## start SUPPLIED MATERIAL

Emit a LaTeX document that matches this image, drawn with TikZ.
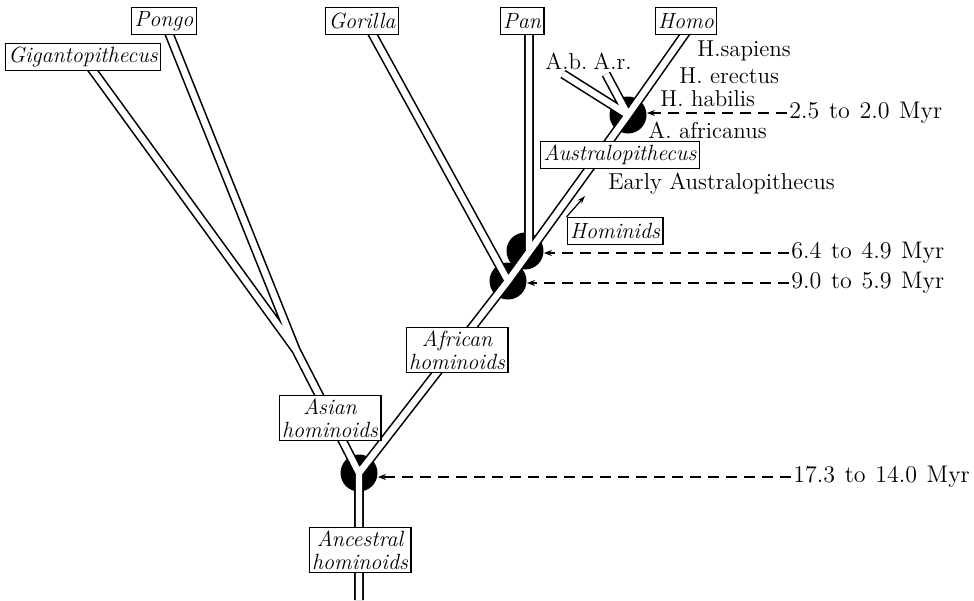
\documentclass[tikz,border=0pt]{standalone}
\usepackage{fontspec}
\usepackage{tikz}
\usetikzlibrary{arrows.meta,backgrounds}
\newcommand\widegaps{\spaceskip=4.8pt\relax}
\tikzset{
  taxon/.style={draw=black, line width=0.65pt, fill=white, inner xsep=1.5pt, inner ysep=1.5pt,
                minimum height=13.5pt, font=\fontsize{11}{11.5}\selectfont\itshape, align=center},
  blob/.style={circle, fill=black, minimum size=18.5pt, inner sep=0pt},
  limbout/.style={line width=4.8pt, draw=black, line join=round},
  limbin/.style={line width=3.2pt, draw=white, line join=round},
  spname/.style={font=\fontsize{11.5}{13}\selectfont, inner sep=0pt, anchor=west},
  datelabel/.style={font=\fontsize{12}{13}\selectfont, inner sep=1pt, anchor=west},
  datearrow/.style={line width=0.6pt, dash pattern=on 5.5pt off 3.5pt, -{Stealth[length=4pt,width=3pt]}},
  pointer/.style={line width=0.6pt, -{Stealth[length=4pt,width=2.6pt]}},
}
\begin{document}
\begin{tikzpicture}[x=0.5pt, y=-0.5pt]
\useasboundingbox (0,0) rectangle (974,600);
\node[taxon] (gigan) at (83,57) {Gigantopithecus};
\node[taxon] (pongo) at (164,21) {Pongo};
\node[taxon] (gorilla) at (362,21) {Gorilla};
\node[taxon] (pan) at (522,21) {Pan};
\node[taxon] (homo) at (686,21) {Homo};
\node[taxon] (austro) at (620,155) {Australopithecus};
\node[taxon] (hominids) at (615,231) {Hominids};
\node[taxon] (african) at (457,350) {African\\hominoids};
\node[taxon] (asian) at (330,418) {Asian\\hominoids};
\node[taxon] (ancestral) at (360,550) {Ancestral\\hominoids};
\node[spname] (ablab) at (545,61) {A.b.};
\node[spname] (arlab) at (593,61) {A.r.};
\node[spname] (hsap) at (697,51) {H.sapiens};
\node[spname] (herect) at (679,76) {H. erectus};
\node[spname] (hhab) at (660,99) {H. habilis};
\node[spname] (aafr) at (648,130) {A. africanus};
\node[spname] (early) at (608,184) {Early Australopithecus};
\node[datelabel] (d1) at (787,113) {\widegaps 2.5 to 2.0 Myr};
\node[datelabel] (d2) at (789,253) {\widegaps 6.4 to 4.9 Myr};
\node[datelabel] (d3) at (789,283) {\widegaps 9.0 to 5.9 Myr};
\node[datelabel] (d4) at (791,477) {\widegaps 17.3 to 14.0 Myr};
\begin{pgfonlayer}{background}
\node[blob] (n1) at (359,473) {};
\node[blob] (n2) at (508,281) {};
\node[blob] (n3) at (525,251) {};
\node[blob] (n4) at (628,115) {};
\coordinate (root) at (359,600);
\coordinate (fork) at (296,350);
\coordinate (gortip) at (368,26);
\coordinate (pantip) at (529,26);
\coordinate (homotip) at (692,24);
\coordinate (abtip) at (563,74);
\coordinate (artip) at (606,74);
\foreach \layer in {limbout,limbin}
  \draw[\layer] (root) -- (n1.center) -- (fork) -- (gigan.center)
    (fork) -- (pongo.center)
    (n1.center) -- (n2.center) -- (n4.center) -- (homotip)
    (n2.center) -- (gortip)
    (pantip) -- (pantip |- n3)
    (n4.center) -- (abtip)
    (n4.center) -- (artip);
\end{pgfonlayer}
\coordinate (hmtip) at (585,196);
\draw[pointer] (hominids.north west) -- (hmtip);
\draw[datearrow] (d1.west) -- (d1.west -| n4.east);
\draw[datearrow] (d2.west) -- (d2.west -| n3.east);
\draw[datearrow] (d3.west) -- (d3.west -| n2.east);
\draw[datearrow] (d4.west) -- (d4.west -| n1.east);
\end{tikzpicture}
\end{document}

## end SUPPLIED MATERIAL
## start SUPPLIED MATERIAL

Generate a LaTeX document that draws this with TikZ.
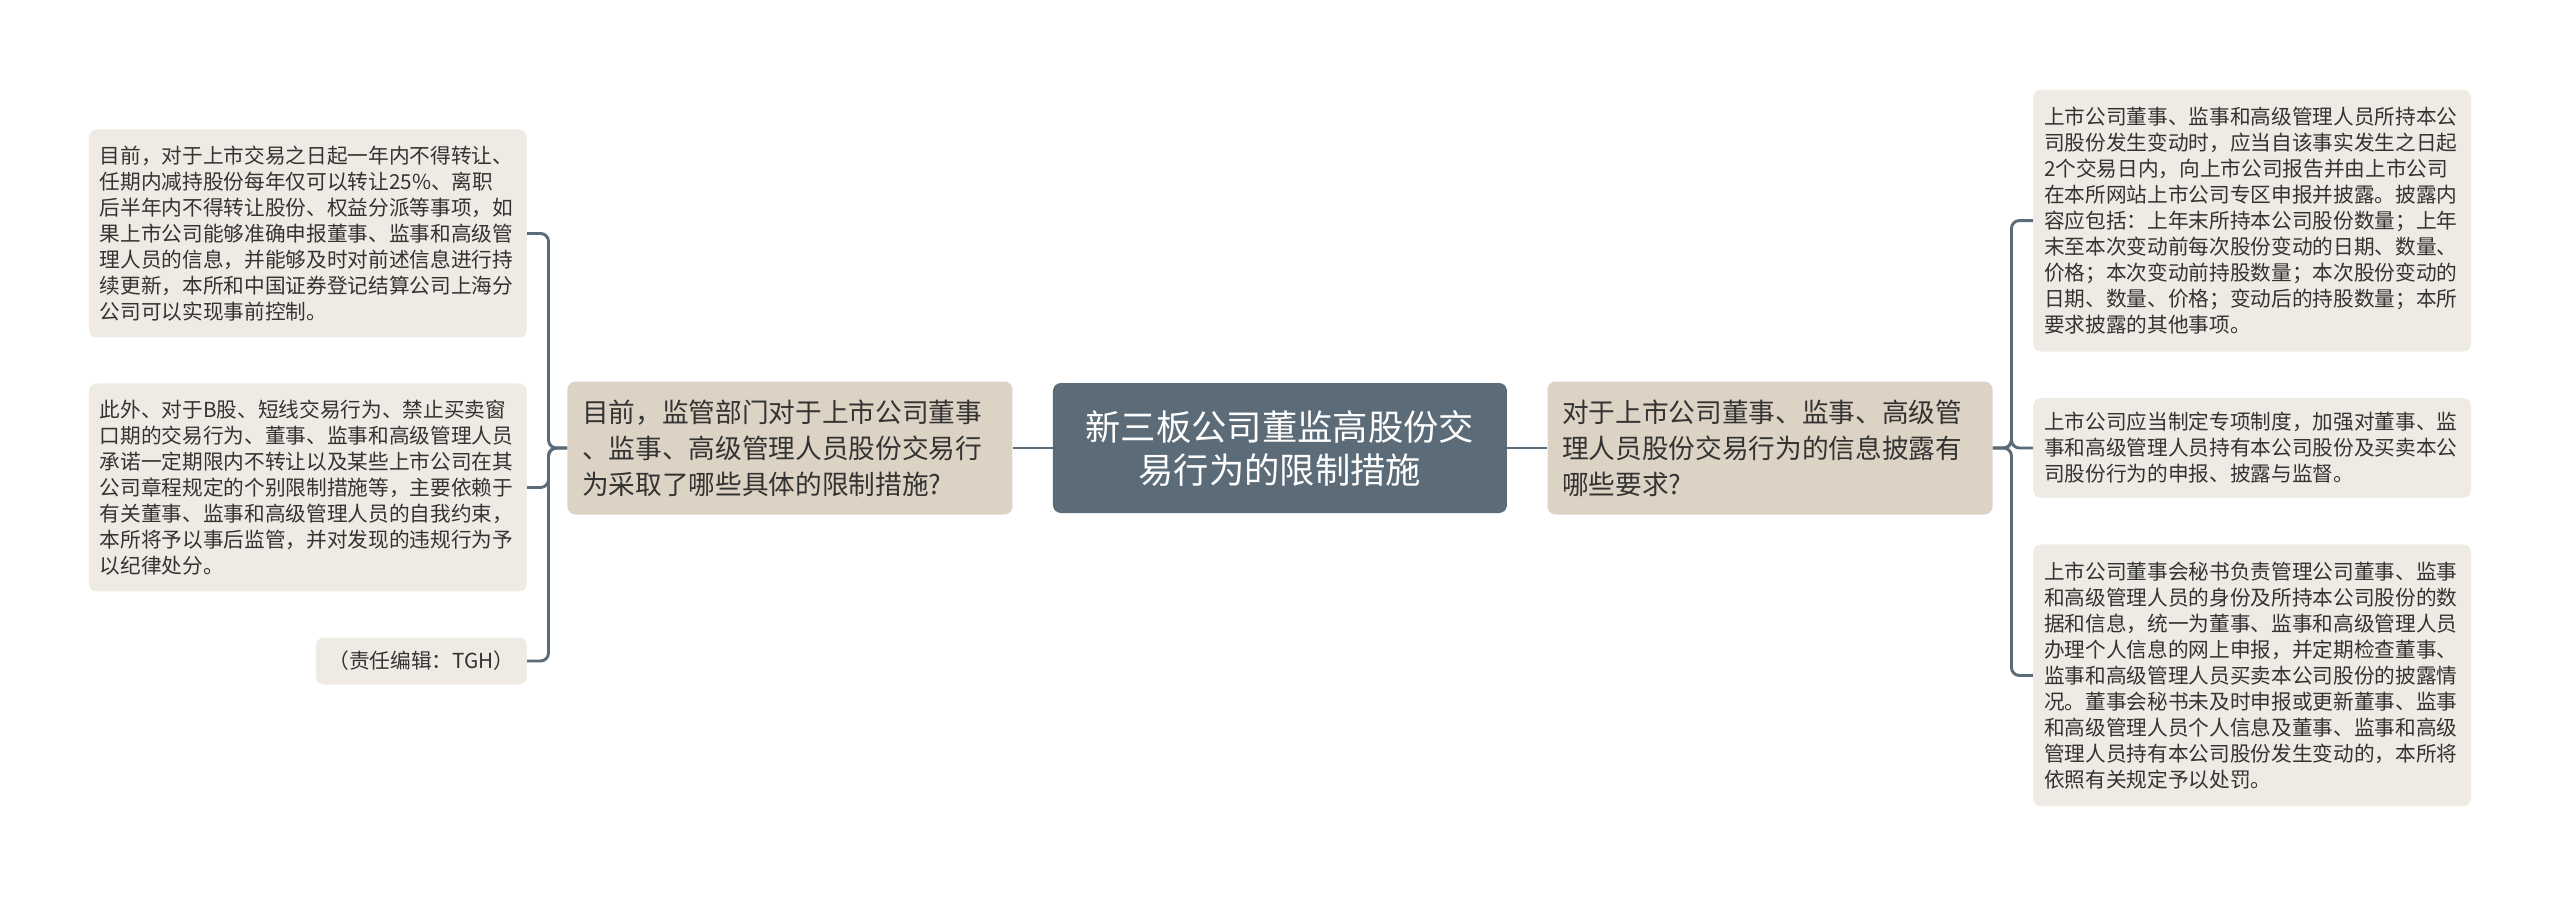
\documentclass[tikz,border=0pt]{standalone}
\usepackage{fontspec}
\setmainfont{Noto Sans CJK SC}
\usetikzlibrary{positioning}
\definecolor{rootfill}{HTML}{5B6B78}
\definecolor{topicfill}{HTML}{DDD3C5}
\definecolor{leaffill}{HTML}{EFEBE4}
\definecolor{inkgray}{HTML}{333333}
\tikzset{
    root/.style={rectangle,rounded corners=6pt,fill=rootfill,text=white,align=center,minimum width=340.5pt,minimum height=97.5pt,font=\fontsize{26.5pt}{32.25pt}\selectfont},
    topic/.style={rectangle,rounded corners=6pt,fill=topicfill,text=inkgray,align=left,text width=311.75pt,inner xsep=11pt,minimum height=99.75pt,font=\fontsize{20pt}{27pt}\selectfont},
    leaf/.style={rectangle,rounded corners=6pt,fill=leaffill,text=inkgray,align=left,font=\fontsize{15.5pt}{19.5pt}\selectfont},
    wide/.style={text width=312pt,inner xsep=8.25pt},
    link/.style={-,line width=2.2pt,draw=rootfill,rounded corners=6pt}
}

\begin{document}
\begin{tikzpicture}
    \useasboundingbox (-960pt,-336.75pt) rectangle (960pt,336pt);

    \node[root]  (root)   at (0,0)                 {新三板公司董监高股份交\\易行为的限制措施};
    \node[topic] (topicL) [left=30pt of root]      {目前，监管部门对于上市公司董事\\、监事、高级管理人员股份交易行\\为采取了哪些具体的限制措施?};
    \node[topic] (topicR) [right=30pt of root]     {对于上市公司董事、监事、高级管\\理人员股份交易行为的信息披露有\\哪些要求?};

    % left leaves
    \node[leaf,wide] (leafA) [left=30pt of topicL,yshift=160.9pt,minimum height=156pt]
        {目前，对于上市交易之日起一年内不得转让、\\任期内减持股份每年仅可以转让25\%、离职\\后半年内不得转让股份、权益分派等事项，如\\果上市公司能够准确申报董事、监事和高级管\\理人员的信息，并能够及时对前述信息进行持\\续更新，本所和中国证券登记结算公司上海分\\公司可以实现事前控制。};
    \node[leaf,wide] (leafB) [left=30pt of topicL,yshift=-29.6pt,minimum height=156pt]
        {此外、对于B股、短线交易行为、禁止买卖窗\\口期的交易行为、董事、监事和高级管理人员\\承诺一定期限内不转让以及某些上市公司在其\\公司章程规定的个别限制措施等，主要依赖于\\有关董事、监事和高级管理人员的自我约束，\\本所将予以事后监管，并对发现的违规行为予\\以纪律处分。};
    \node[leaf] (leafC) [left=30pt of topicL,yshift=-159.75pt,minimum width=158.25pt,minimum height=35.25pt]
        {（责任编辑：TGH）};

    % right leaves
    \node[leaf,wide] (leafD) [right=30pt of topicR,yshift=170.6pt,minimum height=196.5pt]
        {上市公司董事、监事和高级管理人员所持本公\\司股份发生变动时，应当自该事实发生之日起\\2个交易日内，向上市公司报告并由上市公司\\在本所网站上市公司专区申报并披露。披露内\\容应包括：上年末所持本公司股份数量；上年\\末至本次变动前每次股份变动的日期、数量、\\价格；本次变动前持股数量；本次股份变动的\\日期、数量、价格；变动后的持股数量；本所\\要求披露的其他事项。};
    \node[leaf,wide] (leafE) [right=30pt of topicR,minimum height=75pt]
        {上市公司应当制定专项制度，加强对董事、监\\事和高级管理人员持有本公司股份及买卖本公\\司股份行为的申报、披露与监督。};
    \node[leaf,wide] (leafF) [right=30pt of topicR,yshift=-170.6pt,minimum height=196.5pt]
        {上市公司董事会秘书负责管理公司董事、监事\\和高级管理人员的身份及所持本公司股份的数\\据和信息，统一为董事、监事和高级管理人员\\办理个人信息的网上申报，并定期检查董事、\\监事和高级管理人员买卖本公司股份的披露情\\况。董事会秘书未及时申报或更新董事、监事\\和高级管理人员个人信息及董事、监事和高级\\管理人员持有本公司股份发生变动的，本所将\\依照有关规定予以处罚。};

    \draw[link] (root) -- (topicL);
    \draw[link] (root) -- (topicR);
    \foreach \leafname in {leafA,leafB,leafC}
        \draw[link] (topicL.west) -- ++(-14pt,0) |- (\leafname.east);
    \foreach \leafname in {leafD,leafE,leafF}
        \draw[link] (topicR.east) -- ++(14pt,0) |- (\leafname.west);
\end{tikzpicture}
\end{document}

## end SUPPLIED MATERIAL

** EXERCISE PROMPT **
Copy out every line of the listing that contains the string "with".

** EXERCISE ANSWER **
Emit a LaTeX document that matches this image, drawn with TikZ.
Generate a LaTeX document that draws this with TikZ.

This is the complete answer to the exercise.